My child, I'm speaking. (I'm saying -depending on the context )
22 Sep 2019 #67
Joseph is my name, so it was My Joseph, My Joseph....i always thought

That is kinda disappointing? I always was of the impression it was like maybe "what am I going to do with you?" Thanks to both of you.
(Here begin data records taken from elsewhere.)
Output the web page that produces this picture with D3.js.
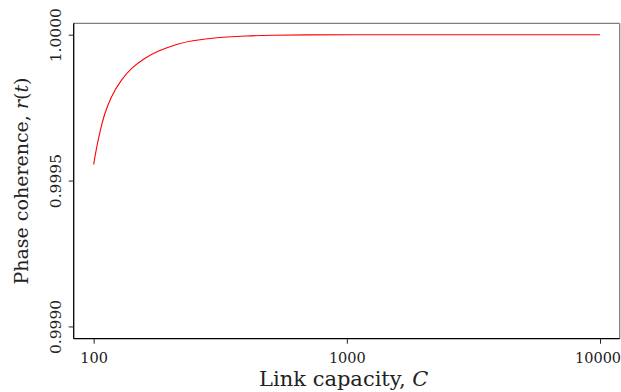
<!DOCTYPE html>
<html>
<head>
<meta charset="utf-8">
<script src="https://cdn.jsdelivr.net/npm/d3@7"></script>
<style>
  body { margin: 0; background: #fff; }
  svg { display: block; font-family: "DejaVu Serif", serif; }
</style>
</head>
<body>
<div id="chart"></div>
<script>
// values
var capacity  = [100, 102, 106, 110, 117, 129, 141, 159, 180, 215, 240, 316, 400, 500, 700, 1000, 2000, 5000, 10000];
var coherence = [0.999555, 0.999600, 0.999670, 0.999725, 0.999788, 0.999848, 0.999886, 0.999920,
                 0.999945, 0.999969, 0.999979, 0.9999915, 0.999996, 0.999998, 0.9999995,
                 1.0, 1.0, 1.0, 1.0];
var xTicks = [100, 1000, 10000];
var yTicks = [0.9990, 0.9995, 1.0000];

var width = 621, height = 392;
var plot = { left: 73.7, right: 619.7, top: 23.3, bottom: 338.7 };

var svg = d3.select("#chart")
    .append("svg")
    .attr("width", width)
    .attr("height", height);

var x = d3.scaleLog()
    .domain([83.4, 11960])
    .range([plot.left, plot.right]);

var y = d3.scaleLinear()
    .domain([0.998958, 1.000039])
    .range([plot.bottom, plot.top]);

var data = capacity.map(function(c, i) {
    return { c: c, r: coherence[i] };
});

// frame: top and right spines grey
svg.append("line")
    .attr("x1", plot.left).attr("x2", plot.right)
    .attr("y1", plot.top).attr("y2", plot.top)
    .attr("stroke", "#7f7f7f").attr("stroke-width", 1.3);
svg.append("line")
    .attr("x1", plot.right).attr("x2", plot.right)
    .attr("y1", plot.top).attr("y2", plot.bottom)
    .attr("stroke", "#7f7f7f").attr("stroke-width", 1.3);

// x axis
var xAxis = svg.append("g")
    .attr("transform", "translate(0," + plot.bottom + ")")
    .call(d3.axisBottom(x)
        .tickValues(xTicks)
        .tickFormat(d3.format("d"))
        .tickSize(5)
        .tickPadding(9));
xAxis.select(".domain").attr("stroke", "#000").attr("stroke-width", 1.3)
    .attr("d", "M" + plot.left + ",0H" + plot.right);
xAxis.selectAll(".tick line").attr("stroke", "#222");
xAxis.selectAll(".tick text")
    .attr("font-family", "DejaVu Serif")
    .attr("font-size", 14.5)
    .attr("fill", "#222")
    .attr("dx", function(d) { return d === 10000 ? -2.5 : 0; });

// y axis
var yAxis = svg.append("g")
    .attr("transform", "translate(" + plot.left + ",0)")
    .call(d3.axisLeft(y)
        .tickValues(yTicks)
        .tickFormat(d3.format(".4f"))
        .tickSize(5));
yAxis.select(".domain").attr("stroke", "#000").attr("stroke-width", 1.3)
    .attr("d", "M0," + plot.top + "V" + plot.bottom);
yAxis.selectAll(".tick line").attr("stroke", "#222");
yAxis.selectAll(".tick text")
    .attr("font-family", "DejaVu Serif")
    .attr("font-size", 15.5)
    .attr("fill", "#222")
    .attr("x", null).attr("dy", null)
    .attr("text-anchor", "middle")
    .attr("transform", "translate(-12.5,0) rotate(-90)");

// the curve
svg.append("path")
    .datum(data)
    .attr("fill", "none")
    .attr("stroke", "#ff0000")
    .attr("stroke-width", 1.1)
    .attr("d", d3.line()
        .x(function(d) { return x(d.c); })
        .y(function(d) { return y(d.r); })
        .curve(d3.curveBasis));

// axis labels
var xl = svg.append("text")
    .attr("x", (plot.left + plot.right) / 2 - 3)
    .attr("y", 386)
    .attr("text-anchor", "middle")
    .attr("font-size", 21)
    .attr("fill", "#222");
xl.append("tspan").text("Link capacity, ");
xl.append("tspan").attr("font-style", "italic").text("C");

var yl = svg.append("text")
    .attr("transform", "translate(28," + ((plot.top + plot.bottom) / 2) + ") rotate(-90)")
    .attr("text-anchor", "middle")
    .attr("font-size", 19)
    .attr("fill", "#222");
yl.append("tspan").text("Phase coherence, ");
yl.append("tspan").attr("font-style", "italic").text("r");
yl.append("tspan").text("(");
yl.append("tspan").attr("font-style", "italic").text("t");
yl.append("tspan").text(")");
</script>
</body>
</html>
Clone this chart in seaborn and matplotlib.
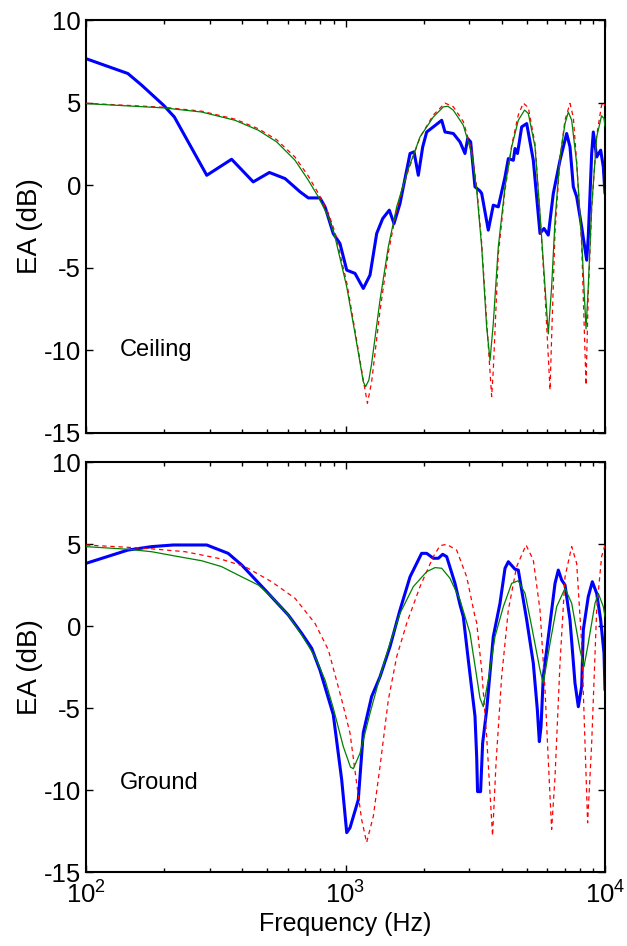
import matplotlib
matplotlib.use("Agg")
import matplotlib.pyplot as plt
import seaborn as sns
import pandas as pd
from matplotlib.ticker import LogLocator, FixedLocator, NullFormatter

# ---------------- data ----------------
ceil_meas_f = [100, 145, 164, 199, 219, 292, 364, 441, 509, 585, 668, 719, 797, 834, 897, 952,
               1011, 1088, 1171, 1243, 1319, 1391, 1475, 1538, 1622, 1721, 1773, 1837, 1908, 1984,
               2055, 2180, 2348, 2418, 2603, 2762, 2887, 2957, 3036, 3155, 3298, 3348, 3550, 3711,
               3880, 4118, 4241, 4434, 4501, 4600, 4775, 4992, 5293, 5617, 5820, 6045, 6321, 6708,
               7116, 7330, 7550, 7778, 8130, 8500, 8620, 8885, 9015, 9288, 9623, 9851, 10000]
ceil_meas_db = [7.66, 6.76, 6.05, 4.84, 4.13, 0.6, 1.57, 0.2, 0.77, 0.4, -0.4, -0.77, -0.77, -1.31, -2.93, -3.53,
                -5.14, -5.34, -6.25, -5.44, -2.92, -2.02, -1.51, -2.32, -1.11, 0.91, 1.92, 2.02, 0.6, 2.32,
                3.22, 3.53, 3.93, 3.22, 3.13, 2.62, 1.92, 2.82, 2.62, -0.1, -0.35, -0.5, -2.72, -1.21,
                -1.31, 0.5, 1.61, 1.51, 2.22, 1.92, 3.53, 3.73, 1.51, -2.92, -2.62, -3.02, -0.5, 1.51,
                3.13, 2.32, -0.1, -0.7, -2.52, -4.54, -3.13, 1.92, 3.22, 1.71, 2.12, 1.11, -0.5]

ceil_modA_f = [100, 199, 279, 375, 461, 543, 639, 719, 786, 859, 911, 1011, 1088, 1171, 1195, 1230,
               1261, 1358, 1462, 1575, 1721, 1937, 2180, 2382, 2480, 2603, 2844, 3064, 3203, 3348,
               3499, 3605, 3711, 3880, 4118, 4369, 4633, 4900, 5064, 5374, 5617, 5873, 6045, 6228,
               6418, 6708, 7013, 7222, 7441, 7778, 8130, 8450, 8620, 8885, 9288, 9700, 9911, 10000]
ceil_modA_db = [4.94, 4.68, 4.43, 3.93, 3.33, 2.62, 1.51, 0.3, -0.71, -1.92, -3.13, -6.15, -8.97, -11.9, -12.2, -11.8,
                -10.8, -6.96, -3.73, -1.31, 0.71, 2.92, 4.13, 4.74, 4.78, 4.54, 3.63, 1.92, -0.3, -3.73,
                -8.57, -10.6, -8.37, -3.73, -0.1, 2.32, 3.93, 4.55, 4.34, 2.32, -1.71, -6.15, -9.0, -6.15,
                -2.12, 1.71, 3.73, 4.43, 3.93, 1.31, -3.33, -8.7, -6.15, -1.31, 2.92, 4.2, 4.04, 3.55]

ceil_modB_f = [100, 199, 279, 375, 461, 543, 639, 719, 786, 859, 911, 1011, 1088, 1171, 1215, 1261,
               1358, 1462, 1575, 1721, 1937, 2180, 2418, 2603, 2844, 3064, 3203, 3348, 3499, 3658,
               3711, 3880, 4118, 4369, 4633, 4844, 5064, 5374, 5617, 5873, 6140, 6228, 6418, 6708,
               7013, 7330, 7550, 7778, 8130, 8450, 8620, 8885, 9288, 9700, 9900, 10000]
ceil_modB_db = [4.96, 4.72, 4.48, 4.0, 3.42, 2.75, 1.7, 0.55, -0.5, -1.7, -2.85, -5.9, -8.8, -11.8, -13.2, -11.9,
                -7.6, -4.1, -1.5, 0.6, 2.9, 4.25, 4.97, 4.75, 3.85, 2.1, -0.1, -3.5, -8.2, -12.8,
                -11.2, -4.2, -0.3, 2.4, 4.25, 4.97, 4.7, 2.5, -1.8, -6.6, -12.4, -9.2, -2.8, 1.6,
                3.95, 4.95, 4.1, 1.4, -3.6, -12.1, -6.6, -1.4, 3.0, 4.85, 5.0, 4.8]

grnd_meas_f = [100, 145, 179, 217, 292, 353, 398, 490, 602, 678, 741, 797, 897, 967, 1011, 1041,
               1120, 1171, 1261, 1358, 1484, 1622, 1773, 1965, 2055, 2180, 2280, 2368, 2454, 2642,
               2762, 2844, 2973, 3155, 3203, 3228, 3316, 3376, 3499, 3711, 3938, 4118, 4241, 4501,
               4633, 4992, 5293, 5487, 5584, 5668, 5783, 6140, 6418, 6608, 6810, 7013, 7330, 7663,
               7893, 8130, 8249, 8620, 8937, 9288, 9623, 9911, 10000]
grnd_meas_db = [3.82, 4.63, 4.84, 4.94, 4.94, 4.43, 3.72, 2.2, 0.67, -0.45, -1.36, -2.68, -5.4, -9.39, -12.6, -12.3,
                -10.6, -6.5, -4.3, -3.1, -1.26, 0.98, 3.0, 4.43, 4.43, 4.13, 4.13, 4.37, 4.23, 2.6,
                1.3, 0.57, -2.07, -5.5, -8.0, -10.1, -10.1, -7.15, -5.12, -0.65, 1.38, 3.52, 3.92, 3.46,
                3.41, 0.37, -2.27, -5.12, -7.05, -6.14, -3.09, 0.16, 2.6, 3.41, 2.8, 2.5, 0.37, -3.49,
                -4.92, -3.7, -0.24, 1.79, 2.7, 1.99, 0.37, -1.66, -3.9]

grnd_modA_f = [100, 145, 179, 227, 279, 333, 398, 461, 519, 602, 678, 763, 834, 897, 981, 1045,
               1072, 1137, 1243, 1358, 1484, 1622, 1825, 2055, 2212, 2348, 2527, 2762, 3019, 3298,
               3396, 3550, 3767, 4057, 4369, 4633, 4919, 5218, 5617, 5783, 6140, 6512, 7013, 7441,
               8010, 8300, 8620, 9152, 9425, 9851, 10000]
grnd_modA_db = [4.84, 4.68, 4.53, 4.23, 3.98, 3.62, 3.0, 2.5, 1.79, 0.67, -0.55, -1.87, -3.29, -5.0, -7.36, -8.6,
                -8.7, -7.76, -5.32, -3.09, -1.05, 0.77, 2.4, 3.31, 3.56, 3.52, 2.91, 1.59, -0.45, -4.4,
                -4.92, -3.29, -0.65, 1.18, 2.6, 2.76, 1.99, -0.04, -2.68, -3.49, -1.05, 1.18, 2.3, 1.38,
                -1.46, -2.48, -1.05, 1.38, 1.99, 1.18, 0.57]

grnd_modB_f = [100, 169, 241, 323, 410, 519, 639, 763, 859, 967, 1041, 1104, 1154, 1206, 1280, 1358,
               1462, 1575, 1721, 1937, 2180, 2313, 2454, 2681, 2931, 3155, 3203, 3348, 3499, 3605,
               3687, 3802, 3997, 4241, 4566, 4962, 5293, 5617, 5873, 6045, 6228, 6418, 6708, 7013,
               7441, 7778, 8130, 8375, 8570, 8885, 9288, 9703, 10000]
grnd_modB_db = [4.94, 4.74, 4.53, 4.13, 3.62, 2.7, 1.69, 0.16, -1.46, -4.5, -6.54, -9.59, -11.8, -13.2, -11.6, -8.58,
                -4.51, -1.87, 0.16, 2.4, 4.23, 4.9, 4.98, 4.63, 3.0, 0.57, 0.2, -2.68, -6.75, -10.2,
                -12.8, -8.37, -3.09, 0.98, 3.62, 4.94, 4.02, 0.98, -3.9, -8.17, -12.4, -9.19, -2.27, 3.0,
                4.84, 3.82, -1.05, -7.15, -12.0, -7.15, 0.98, 4.23, 4.94]

panel_labels = ["Ceiling", "Ground"]
y_ticks = [-15, -10, -5, 0, 5, 10]
x_label = "Frequency (Hz)"
y_label = "EA (dB)"

# ---------------- style ----------------
sns.set_style("white")
plt.rcParams["font.family"] = ["Liberation Sans", "DejaVu Sans"]
plt.rcParams["mathtext.fontset"] = "custom"
plt.rcParams["mathtext.rm"] = "Liberation Sans"
plt.rcParams["mathtext.it"] = "Liberation Sans"
plt.rcParams["axes.unicode_minus"] = False
plt.rcParams["text.color"] = "black"
plt.rcParams["axes.labelcolor"] = "black"
plt.rcParams["xtick.color"] = "black"
plt.rcParams["ytick.color"] = "black"

fig = plt.figure(figsize=(6.27, 9.46), dpi=100)
W, H = 627.0, 946.0
ax1 = fig.add_axes([86 / W, 1 - 433 / H, 519 / W, 413 / H])
ax2 = fig.add_axes([86 / W, 1 - 872 / H, 519 / W, 410 / H])

panels = [
    (ax1, ceil_meas_f, ceil_meas_db, ceil_modA_f, ceil_modA_db, ceil_modB_f, ceil_modB_db, panel_labels[0], -10.0),
    (ax2, grnd_meas_f, grnd_meas_db, grnd_modA_f, grnd_modA_db, grnd_modB_f, grnd_modB_db, panel_labels[1], -9.6),
]

for ax, mf, md, af, ad, bf, bd, lab, ly in panels:
    dm = pd.DataFrame({"f": mf, "db": md})
    da = pd.DataFrame({"f": af, "db": ad})
    dbb = pd.DataFrame({"f": bf, "db": bd})
    sns.lineplot(data=dm, x="f", y="db", ax=ax, color="#0000ff", lw=2.2, sort=False, estimator=None, zorder=2)
    sns.lineplot(data=dbb, x="f", y="db", ax=ax, color="#ff0000", lw=0.9, sort=False, estimator=None,
                 linestyle=(0, (3.5, 3)), zorder=3)
    sns.lineplot(data=da, x="f", y="db", ax=ax, color="#008000", lw=0.9, sort=False, estimator=None, zorder=4)
    ax.set_xscale("log")
    ax.set_xlim(100, 10000)
    ax.set_ylim(-15, 10)
    ax.set_yticks(y_ticks)
    ax.xaxis.set_major_locator(FixedLocator([100, 1000, 10000]))
    ax.xaxis.set_minor_locator(LogLocator(base=10, subs=range(2, 10)))
    ax.xaxis.set_minor_formatter(NullFormatter())
    ax.tick_params(axis="both", which="both", direction="in", top=True, right=True,
                   bottom=True, left=True, colors="black", width=1.0, labelsize=18.5)
    ax.tick_params(which="major", length=5)
    ax.tick_params(which="minor", length=3)
    for s in ax.spines.values():
        s.set_visible(True)
        s.set_color("black")
        s.set_linewidth(1.5)
    ax.set_ylabel(y_label, fontsize=20, color="black")
    ax.yaxis.set_label_coords(-0.083, 0.5)
    ax.set_xlabel("")
    ax.text(135, ly, lab, fontsize=17, ha="left", va="center", color="black")
    ax.grid(False)

ax1.tick_params(labelbottom=False)
ax2.set_xlabel(x_label, fontsize=18, labelpad=2, color="black")
ax2.tick_params(axis="x", pad=7)

fig.savefig("out.png", dpi=100)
She would walk away shaking her head.

Thank you!

@Rich Mazur
My mother was first generation. Her parents were off the boat. They didn't speak English so she was fluent.
kaprys 3 | 2,505
22 Sep 2019 #68
It's something you may hear from a mum when her child is (a bit) naughty or when she wants to explain something.
Don't pay attention to Rich, he doesn't really know Polish.
pawian 176 | 14,299
22 Sep 2019 #69
Joseph is my name, so it was My Joseph, My Joseph....i always thought

I believe she said so yet it isn`t natural Polish today.
22 Sep 2019 #70
There's quite a bit of disagreement so I've come to the conclusion that we are all right. The bottom line is regardless of how she says it, do I answer when my granddaughter calls me? Absolutely. If I live in Poland, how it's said and spelled may depend on which part in which I live.
22 Jan 2020 #71
28 Jan 2020 #72
I always called my Polish Grandparents Baci & Dziadzi
30 Jan 2020 #73
In America we call the father of my grandfather a great grandfather. I wanted to know how to say that in Polish and typed "great grandfather" into Google translate. I know just enough Polish to realize it responded "really good grandfather". Funny, but I still don't know what to call the father of my grandfather. I doubt he is bardzo dziadek. What is it really?
DominicB - | 2,709
30 Jan 2020 #74

"Great" is expressed by "pra-". So great grandfather is pradziadek, great grandmother is prababcia, and great great grandfather by prapradziadek.
Paulwiz 1 | 70
30 Jan 2020 #75
Thank you Dominic. I didn't have that in my Polish dictionary either. But I tried it in translate again and it worked this time. It's not even 10 AM here and I'm smarter than when I woke up.

Thanks again.

One more question: is wspaniała ciocia my Grandfather's sister? (Google translate)
kaprys 3 | 2,505
30 Jan 2020 #76
Cioteczna babka
Paulwiz 1 | 70
30 Jan 2020 #77
Thank you kaprys. I just found some genealogical evidence for my cioteczna babka so your timing is great.
1 Sep 2020 #78
We called my Aunts Coici, and my Uncles because we did not know the Polish word for Uncle.
pawian 176 | 14,299
1 Sep 2020 #79
Not coici, but Ciocia. As for uncle, it is wuj. Be careful not to mistake it with another similar word.